No reputable study suggests that Americans – at large – are becoming more anti-Semitic.
A Pew Research Center study, which historically measures respondents “feelings” toward various religions, found that of the more than 4,000 adults polled – Judaism elicited the “warmest” feelings of any religious group.
Despite these “feelings”, FBI statistics for religiously motivated hate crimes prove that Jews were targeted 57 percent of the time. Muslims were the victims 16 percent of the time, while Catholics, Protestants, and atheists/agnostics comprised the remaining.
On campuses, perpetrators of anti-Semitic violence are mostly liberal students, while off campuses the anti-Semites remain an assorted combination of white nationalists, conspiracy theorists, and pro-Palestinian sympathizers.
Examples of anti-Semitism have erupted in Texas as well.
A Texas preschool teacher was fired after her “kill some Jews!” tweet from 2013 surfaced, along with other anti-Semitic comments. Vandals destroyed more than 30 vehicles and homes with spray paint and rocks in a predominantly Jewish area of San Antonio in 2015 – the perpetrators are still at large. A watchdog website, Canary Mission, recently published a scathing report citing anti-Semitic comments made by students at the University of Texas-Arlington, as part of its ongoing scrutiny of such statements nationwide.
The instances of intimidation and violence continue to occur. On March 1, University of Texas president, Greg Fenves issued a statement about the Hillel on campus being vandalized. With more than 3,000 Jewish students on the University of Texas campus, police are investigating the incident as an act of hate targeting the Jewish community.
“The University will assist Austin police as they investigate and determine if this was an act of hate against Jewish students. As the UT community made clear at last week’s town hall, acts of hate – whether posters targeting Muslim and immigrants or a rock thrown at Hillel – have no place here. We will do everything we can to support our students who were affected by this.”
We must recognize campus anti-Semitism for what it is. Hate. While the target of this hate may be the Jewish people, tomorrow may see the targeting of homosexuals, hispanics, conservatives, liberals, etc. Hate must be stopped before it can fester. This is a problem worthy of staunch vigilance. This must be a top priority.
All 100 United States senators joined to unanimously pass the Anti-Semitism Awareness Act in Dec. 2016. A measure aimed at addressing the alarming rise of on campus anti-Semitism. In the current divisive political landscape, bipartisanship demonstrates the seriousness of this issue.
So too, must we the students, faculty, and staff of Texas A&M-San Antonio stand united against this growing issue facing the Jewish people.

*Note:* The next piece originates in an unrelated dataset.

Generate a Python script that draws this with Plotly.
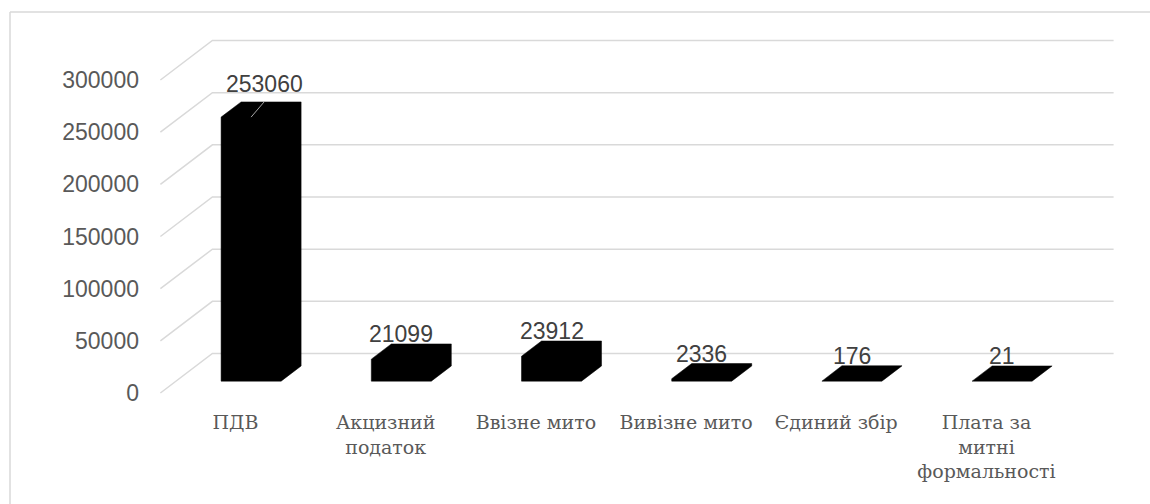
import plotly.graph_objects as go

# ---------------- data ----------------
categories = ["ПДВ", "Акцизний<br>податок", "Ввізне мито", "Вивізне мито",
              "Єдиний збір", "Плата за<br>митні<br>формальності"]
values = [253060, 21099, 23912, 2336, 176, 21]
y_ticks = [0, 50000, 100000, 150000, 200000, 250000, 300000]
y_tick_labels = ["0", "50000", "100000", "150000", "200000", "250000", "300000"]

# ---------------- geometry (page pixels -> data) ----------------
W, H = 1150, 504
PLOT_L, PLOT_R, PLOT_T, PLOT_B = 150, 1140, 20, 405   # page pixels
CAT0_PX = 235.5          # page x of first category (floor front)
CAT_PX = 150.2           # pixel spacing of categories
ZERO_PX = 393            # page y of value 0 on the floor front
PX_PER_VAL = 313 / 300000
DEPTH_X_PX, DEPTH_Y_PX = 52, 39.5   # oblique depth of the floor
DX = DEPTH_X_PX / CAT_PX
DV = DEPTH_Y_PX / PX_PER_VAL
BAR_HALF = 30 / CAT_PX
F0, F1 = 0.30, 0.685     # bar depth span (fraction of floor depth)

x_range = [(PLOT_L - CAT0_PX) / CAT_PX, (PLOT_R - CAT0_PX) / CAT_PX]
y_range = [(ZERO_PX - PLOT_B) / PX_PER_VAL, (ZERO_PX - PLOT_T) / PX_PER_VAL]

n = len(categories)
fig = go.Figure()

# gridlines: side wall (oblique) + back wall (horizontal)
gx, gy = [], []
for v in y_ticks:
    gx += [-0.5, -0.5 + DX, n - 0.5 + DX, None]
    gy += [v, v + DV, v + DV, None]
fig.add_trace(go.Scatter(x=gx, y=gy, mode="lines",
                         line=dict(color="#d9d9d9", width=1.5),
                         hoverinfo="skip", showlegend=False))

# 3D-looking bars (silhouette: front + top + side faces, all black)
for i, v in enumerate(values):
    xs = [i - BAR_HALF + F0 * DX, i + BAR_HALF + F0 * DX, i + BAR_HALF + F1 * DX,
          i + BAR_HALF + F1 * DX, i - BAR_HALF + F1 * DX, i - BAR_HALF + F0 * DX,
          i - BAR_HALF + F0 * DX]
    ys = [F0 * DV, F0 * DV, F1 * DV, v + F1 * DV, v + F1 * DV, v + F0 * DV, F0 * DV]
    fig.add_trace(go.Scatter(x=xs, y=ys, mode="lines", fill="toself",
                             fillcolor="#000000", line=dict(color="#000000", width=0.5),
                             hoverinfo="skip", showlegend=False))

# label offsets (pixels): first label was moved, with a leader line
label_shift = [(13.5, 17.7)] + [(0, 10)] * (n - 1)

# leader line for the first label
i0, v0 = 0, values[0]
fig.add_trace(go.Scatter(
    x=[i0 + F0 * DX, i0 + F0 * DX + 13 / CAT_PX],
    y=[v0 + F0 * DV, v0 + F1 * DV],
    mode="lines", line=dict(color="#a6a6a6", width=1),
    hoverinfo="skip", showlegend=False))

for i, v in enumerate(values):
    sx, sy = label_shift[i]
    fig.add_annotation(x=i + F0 * DX, y=v + F1 * DV, text=str(v),
                       showarrow=False, xanchor="center", yanchor="middle",
                       xshift=sx, yshift=sy,
                       font=dict(family="Liberation Sans, Arial, sans-serif",
                                 size=23, color="#404040"))

# outer chart frame (only its left and top edges fall inside the picture)
def px_to_paper_x(px):
    return (px - PLOT_L) / (PLOT_R - PLOT_L)

def px_to_paper_y(py):
    return (PLOT_B - py) / (PLOT_B - PLOT_T)

frame_line = dict(color="#d9d9d9", width=1.5)
fig.add_shape(type="line", xref="paper", yref="paper",
              x0=px_to_paper_x(10), x1=px_to_paper_x(W),
              y0=px_to_paper_y(12), y1=px_to_paper_y(12),
              line=frame_line, layer="below")
fig.add_shape(type="line", xref="paper", yref="paper",
              x0=px_to_paper_x(10), x1=px_to_paper_x(10),
              y0=px_to_paper_y(12), y1=px_to_paper_y(H),
              line=frame_line, layer="below")

fig.update_layout(
    width=W, height=H,
    margin=dict(l=PLOT_L, r=W - PLOT_R, t=PLOT_T, b=H - PLOT_B),
    paper_bgcolor="white", plot_bgcolor="white",
    showlegend=False,
    xaxis=dict(range=x_range, tickmode="array", tickvals=list(range(n)),
               ticktext=categories, showgrid=False, zeroline=False,
               showline=False, ticks="", ticklabelstandoff=4, fixedrange=True,
               tickfont=dict(family="DejaVu Serif, serif", size=19, color="#595959")),
    yaxis=dict(range=y_range, tickmode="array", tickvals=y_ticks,
               ticktext=y_tick_labels, showgrid=False, zeroline=False,
               showline=False, ticks="", ticklabelstandoff=10, fixedrange=True,
               tickfont=dict(family="Liberation Sans, Arial, sans-serif",
                             size=23, color="#595959")),
)

# remove the default page margin so the figure fills the window exactly
page_css = ("document.body.style.margin='0';"
            "document.body.style.overflow='hidden';")
fig.write_html("out.html", post_script=page_css,
               config={"displayModeBar": False})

Martin Niemoller, a prominent Protestant pastor who emerged as an outspoken public foe of Adolf Hitler once said:
“First they came for the Socialists, and I did not speak out—
Because I was not a Socialist.
Then they came for the Trade Unionists, and I did not speak out—
Because I was not a Trade Unionist.
Then they came for the Jews, and I did not speak out—
Because I was not a Jew.
Then they came for me—
and there was no one left to speak for me.